Decision #3 (headset purchase) has the easiest solution. Intuition and emphasis on speed were the drivers in this decision. In hindsight, a quick review of consumer reports would have revealed a less than stellar report and would have saved me time in the long run. There really is no excuse for not checking consumer reports since this can be done today in a matter of seconds if you can get an internet connection on your smart phone.

Solving Multi-Stage Problems Using Dynamic Programming

         My first exposure to solving multi-stage problems using dynamic programming came in MSLD632. The formulas used in dynamic programming are deemed “straight forward” (Hock & Kunreuther, 2001, p. 42), using these assumptions (p. 40):

1.     Accumulation of knowledge – How we rate the items (value-wise) we are deciding upon over a one year period of time. Once the value are known we make an assumption they won’t change.
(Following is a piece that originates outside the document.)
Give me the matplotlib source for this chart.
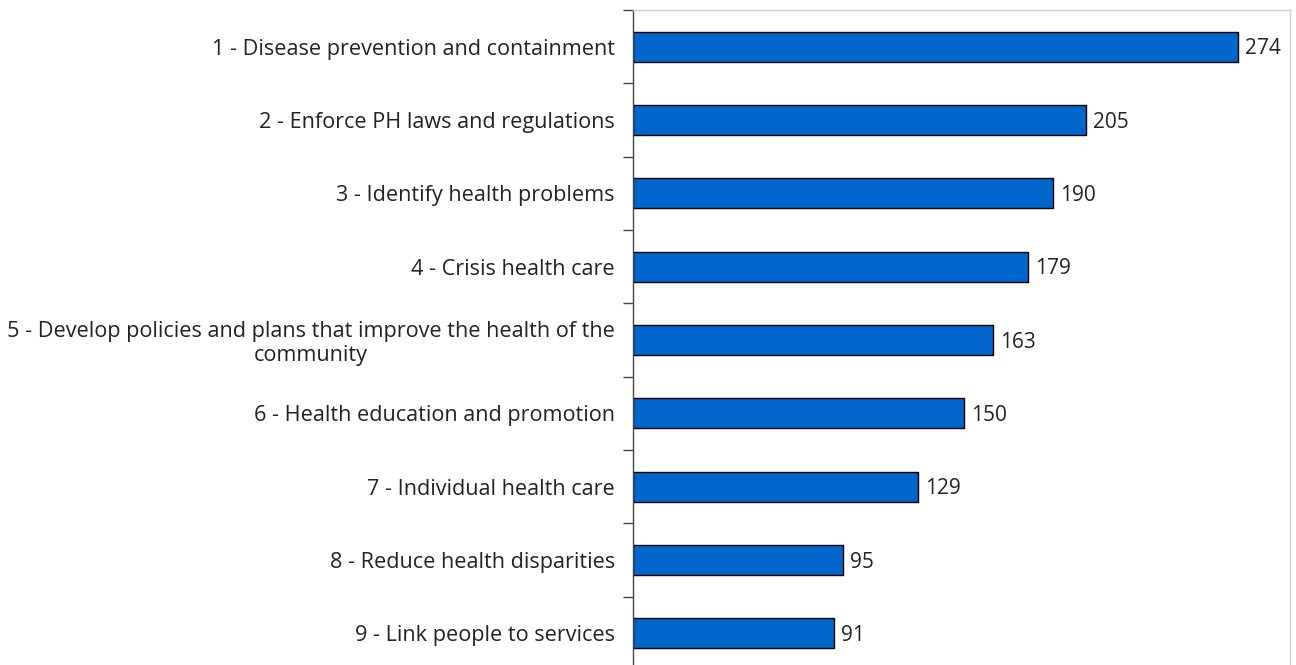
import matplotlib.pyplot as plt
from matplotlib.ticker import FixedLocator, NullLocator

# --- Data ---
categories = [
    '1 - Disease prevention and containment',
    '2 - Enforce PH laws and regulations',
    '3 - Identify health problems',
    '4 - Crisis health care',
    '5 - Develop policies and plans that improve the health of the\ncommunity',
    '6 - Health education and promotion',
    '7 - Individual health care',
    '8 - Reduce health disparities',
    '9 - Link people to services',
]
values = [274, 205, 190, 179, 163, 150, 129, 95, 91]

BAR_COLOR = '#0066CC'
TEXT_COLOR = '#222222'
FONT = 'Open Sans'

plt.rcParams['font.family'] = [FONT, 'DejaVu Sans']

fig = plt.figure(figsize=(12.96, 6.65), dpi=100)
W, H = 1296, 665
# axes box in pixels: left 633, right 1290, top 10, bottom 670
ax = fig.add_axes([633 / W, 1 - 670 / H, (1290 - 633) / W, (670 - 10) / H])

n = len(categories)
ypos = list(range(n))
ax.barh(ypos, values, height=0.41, color=BAR_COLOR, edgecolor='black', linewidth=1.0)

ax.set_ylim(n - 0.5, -0.5)
ax.set_xlim(0, 297.5)

# value labels
for y, v in zip(ypos, values):
    ax.text(v + 3.2, y + 0.03, str(v), va='center', ha='left', fontsize=15, color=TEXT_COLOR)

# category labels as major ticks (no tick marks), boundaries as minor ticks
ax.yaxis.set_major_locator(FixedLocator(ypos))
ax.set_yticklabels(categories, fontsize=15.6, color=TEXT_COLOR, ha='right',
                   multialignment='center', linespacing=1.15)
ax.yaxis.set_minor_locator(FixedLocator([i - 0.5 for i in range(n + 1)]))
ax.tick_params(axis='y', which='major', length=0, pad=13)
ax.tick_params(axis='y', which='minor', length=7, width=1, color='#444444')
ax.xaxis.set_major_locator(NullLocator())

for side in ['top', 'right']:
    ax.spines[side].set_color('#d0d0d0')
    ax.spines[side].set_linewidth(1)
ax.spines['bottom'].set_visible(False)
ax.spines['left'].set_color('#444444')
ax.spines['left'].set_linewidth(1)

fig.savefig('out.png', dpi=100)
2.     Decision Policies – How we make a choice to stay with a decision or move to the other option if the values change.

On the surface my position within my company (lead fault isolation writer) does not directly involve stakes with monetary gains and losses (other than the cost of doing business), but establishing the above two assumptions could be applied to many scenarios, regardless of assigned monetary value. How to apply the formulas on the other hand is another matter that I have not quite solved yet. My intention is to ask my manager and / or director if they have experience using this formula and if so, would they help me understand its application in our environment. Once answers are revealed, they will be posted to this blog.

References:
Gilbert, D. (2008, Dec). Why we make bad decisions [Video file]. Retrieved from http://www.ted.com/talks (Links to an external site.)/dan_gilbert_researches_happiness#t-488159.
Obolensky, N. (2014). Complex adaptive leadership: Embracing paradox and uncertainty. Burlington, VT: Gower Publishing Company.

Hoch, S. J., & Kunreuther, H. C. (2001). Wharton on making decisions. (1st edition.). Hoboken, NJ: John Wiley & Sons Inc.